A new solution for sugar

One promising solution comes from Feng Jiao, the Elvera and William R. Stuckenberg Professor in the McKelvey School of Engineering at Washington University in St. Louis. Jiao has developed a two-step process that converts carbon dioxide (CO2) into valuable chemicals, including acetate and ethylene, which are crucial for producing food, plastics, and other commodities.

Jiao’s innovative tandem CO2 electrolyser can produce a kilogram of chemicals per day, a significant leap from previous technologies that managed only a gram per day.

This represents a 1,000% increase in production scale, making the technology commercially viable. This offers a potential way to industrial-scale CO2 conversion, addressing both economic and environmental concerns.
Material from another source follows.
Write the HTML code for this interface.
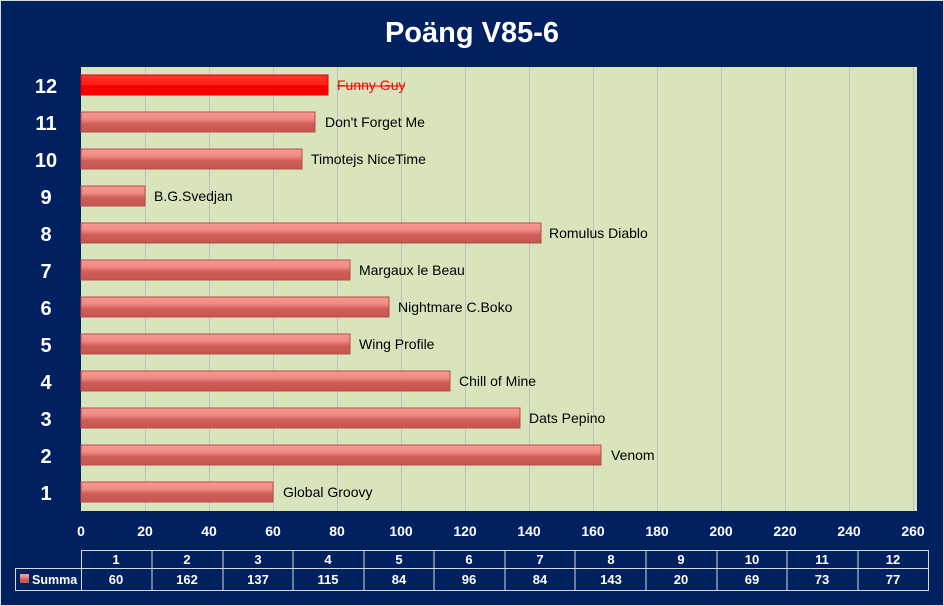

“Most work in CO2 electrocatalysis is done at a small scale,” Jiao explained. “Scaling up by three orders of magnitude to produce a kilogram per day, as we have done, is a big step, but still nowhere near the scale of global CO2 emission, which is gigatons per year.”

Jiao’s team faced numerous engineering challenges, such as separating the products and maintaining performance despite temperature and transport issues during scale-up.
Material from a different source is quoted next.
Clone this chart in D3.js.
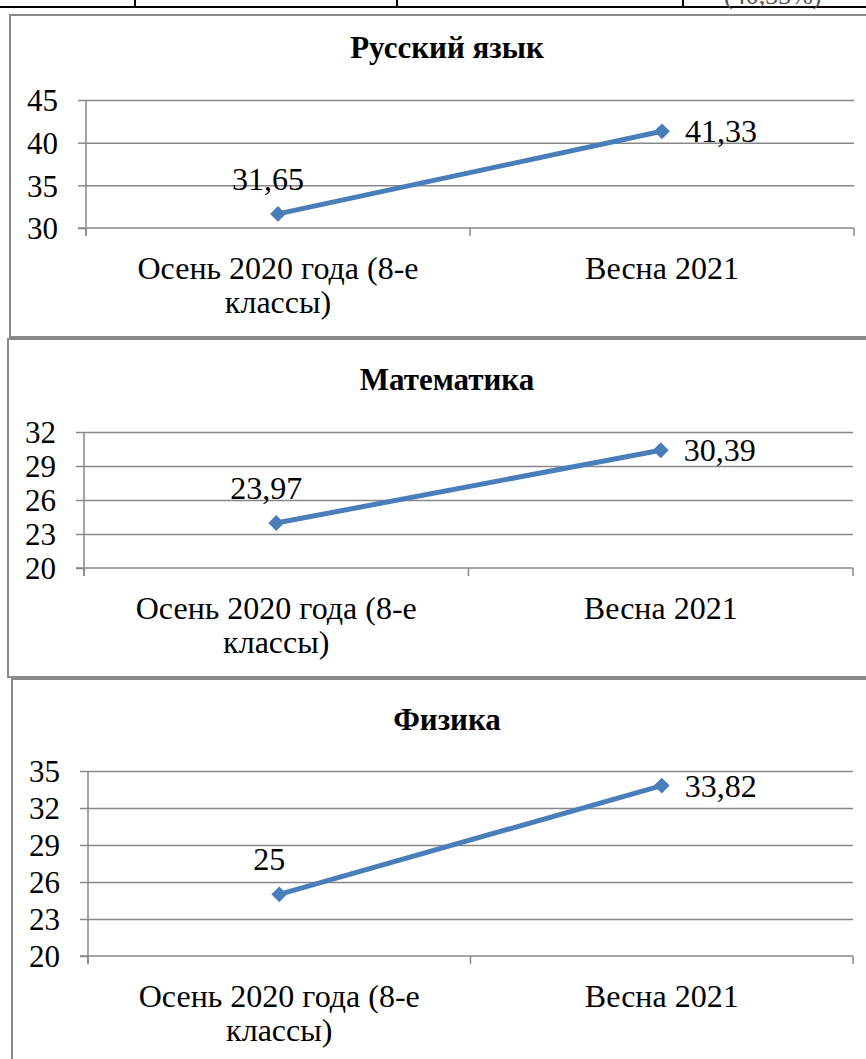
<!DOCTYPE html>
<html>
<head>
<meta charset="utf-8">
<script src="https://cdn.jsdelivr.net/npm/d3@7"></script>
<style>
  body { margin: 0; background: #fff; }
</style>
</head>
<body>
<svg></svg>
<script>
// data
var categories = ["Осень 2020 года (8-е классы)", "Весна 2021"];
var titles = ["Русский язык", "Математика", "Физика"];
var russianValues = [31.65, 41.33];
var mathValues = [23.97, 30.39];
var physicsValues = [25, 33.82];
var russianTicks = [30, 35, 40, 45];
var mathTicks = [20, 23, 26, 29, 32];
var physicsTicks = [20, 23, 26, 29, 32, 35];

var svgWidth = 866, svgHeight = 1059;
var serif = "'Liberation Serif'";
var svg = d3.select("svg")
  .attr("width", svgWidth)
  .attr("height", svgHeight);

var ru = d3.formatLocale({decimal: ",", thousands: " ", grouping: [3], currency: ["", ""]});
var fmt = function(d) { return Number.isInteger(d) ? String(d) : ru.format(".2f")(d); };

var gridColor = "#888888", lineColor = "#4a7ebb";

// piece of the table above the charts
svg.append("line").attr("x1", 0).attr("x2", svgWidth).attr("y1", 7).attr("y2", 7)
  .attr("stroke", "#000").attr("stroke-width", 2);
[135, 397, 683].forEach(function(x) {
  svg.append("line").attr("x1", x).attr("x2", x).attr("y1", 0).attr("y2", 7)
    .attr("stroke", "#000").attr("stroke-width", 2);
});
svg.append("text").attr("x", 724).attr("y", 4).attr("font-size", 26).attr("fill", "#555")
  .style("font-family", serif)
  .text("(40,33%)");

// layout for each panel
var panels = [
  {title: titles[0], values: russianValues, ticks: russianTicks,
   box: [10, 15, 337], titleY: 58, left: 86, right: 854, top: 100, bottom: 228},
  {title: titles[1], values: mathValues, ticks: mathTicks,
   box: [8, 339, 677], titleY: 390, left: 84, right: 853, top: 432, bottom: 568},
  {title: titles[2], values: physicsValues, ticks: physicsTicks,
   box: [12, 679, 1070], titleY: 730, left: 88, right: 853, top: 771, bottom: 956}
];

function wrap(text, width) {
  text.each(function() {
    var t = d3.select(this), words = t.text().split(/\s+/), line = [], lineNo = 0;
    var x = t.attr("x"), y = t.attr("y");
    var tspan = t.text(null).append("tspan").attr("x", x).attr("y", y);
    words.forEach(function(w) {
      line.push(w);
      tspan.text(line.join(" "));
      if (tspan.node().getComputedTextLength() > width && line.length > 1) {
        line.pop();
        tspan.text(line.join(" "));
        line = [w];
        lineNo++;
        tspan = t.append("tspan").attr("x", x).attr("y", +y + lineNo * 34).text(w);
      }
    });
  });
}

panels.forEach(function(p) {
  var g = svg.append("g");

  g.append("rect")
    .attr("x", p.box[0]).attr("y", p.box[1])
    .attr("width", svgWidth + 20 - p.box[0]).attr("height", p.box[2] - p.box[1])
    .attr("fill", "#fff").attr("stroke", "#8a8a8a").attr("stroke-width", 2);

  g.append("text")
    .attr("x", 447).attr("y", p.titleY)
    .attr("text-anchor", "middle").attr("font-weight", "bold").attr("font-size", 31)
    .style("font-family", serif)
    .text(p.title);

  var xScale = d3.scaleBand().domain(categories).range([p.left, p.right]);
  var yScale = d3.scaleLinear()
    .domain([d3.min(p.ticks), d3.max(p.ticks)])
    .range([p.bottom, p.top]);

  // gridlines + y axis
  var yAxis = d3.axisLeft(yScale).tickValues(p.ticks).tickSize(8).tickPadding(20).tickFormat(fmt);
  var ya = g.append("g").attr("transform", "translate(" + p.left + ",0)").call(yAxis);
  ya.select(".domain").attr("d", "M0," + p.top + "V" + (p.bottom + 8));
  ya.selectAll("line").attr("stroke", gridColor).attr("stroke-width", 1.5);
  ya.select(".domain").attr("stroke", gridColor).attr("stroke-width", 1.5);
  ya.selectAll(".tick text").attr("font-size", 31).attr("fill", "#000").attr("dy", "0.35em")
    .style("font-family", serif);
  ya.selectAll(".tick").filter(function(d) { return d !== d3.min(p.ticks); })
    .append("line").attr("x1", 0).attr("x2", p.right - p.left)
    .attr("stroke", gridColor).attr("stroke-width", 1.5);

  // x axis with ticks at band edges
  var xa = g.append("g").attr("transform", "translate(0," + p.bottom + ")");
  xa.append("line").attr("x1", p.left - 8).attr("x2", p.right)
    .attr("stroke", gridColor).attr("stroke-width", 1.5);
  var edges = categories.map(function(c) { return xScale(c); }).concat([p.right]);
  xa.selectAll(".edge").data(edges).enter().append("line")
    .attr("x1", function(d) { return d; }).attr("x2", function(d) { return d; })
    .attr("y1", 0).attr("y2", 8)
    .attr("stroke", gridColor).attr("stroke-width", 1.5);
  xa.selectAll(".cat").data(categories).enter().append("text")
    .attr("x", function(d) { return xScale(d) + xScale.bandwidth() / 2; })
    .attr("y", 51)
    .attr("text-anchor", "middle").attr("font-size", 32)
    .style("font-family", serif)
    .text(function(d) { return d; })
    .call(wrap, xScale.bandwidth() * 0.8);

  // the series
  var pts = p.values.map(function(v, i) {
    return [xScale(categories[i]) + xScale.bandwidth() / 2, yScale(v)];
  });
  g.append("path").datum(pts)
    .attr("d", d3.line())
    .attr("fill", "none").attr("stroke", lineColor).attr("stroke-width", 5);
  g.selectAll(".mark").data(pts).enter().append("path")
    .attr("transform", function(d) { return "translate(" + d + ")"; })
    .attr("d", d3.symbol(d3.symbolDiamond2, 160)())
    .attr("fill", lineColor);

  // data labels: first above, second to the right
  g.append("text")
    .attr("x", pts[0][0] - 10).attr("y", pts[0][1] - 24)
    .attr("text-anchor", "middle").attr("font-size", 32)
    .style("font-family", serif)
    .text(fmt(p.values[0]));
  g.append("text")
    .attr("x", pts[1][0] + 23).attr("y", pts[1][1] + 11)
    .attr("font-size", 32)
    .style("font-family", serif)
    .text(fmt(p.values[1]));
});
</script>
</body>
</html>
Converting C02 on an industrial scale

Their tandem electrolyser works by first converting CO2 to carbon monoxide (CO) and then converting CO to multi-carbon products, enhancing efficiency through task specialisation. The system operated consistently for over 125 hours, producing 98 liters of acetate at 96% purity, showing its robustness and resilience against industrial impurities.

“This is the first step in scaling up to commercial applications,”

Jiao noted, “We’re trying to invent a scalable way to produce acetate from CO2, which would allow us to shift carbon feedstocks, provide economical pathways to use CO2 and turn it into something useful, and cut down CO2 emissions associated with traditional chemical manufacturing processes.”

If this CO2 conversion process can be scaled up further, it could dramatically lower the cost of sugar used to feed the microbes in biomanufacturing. It would also reduce the environmental impact of agricultural sugar production.

“We’re in the process of scaling the system up again, by another order of magnitude,” Jiao said. “We’re working on fine-tuning the system, for example by using different catalysts, and improving performance by making the more stable, robust and efficient. If everything works out, we could be seeing this technology in a commercial scale demonstration in five to ten years.”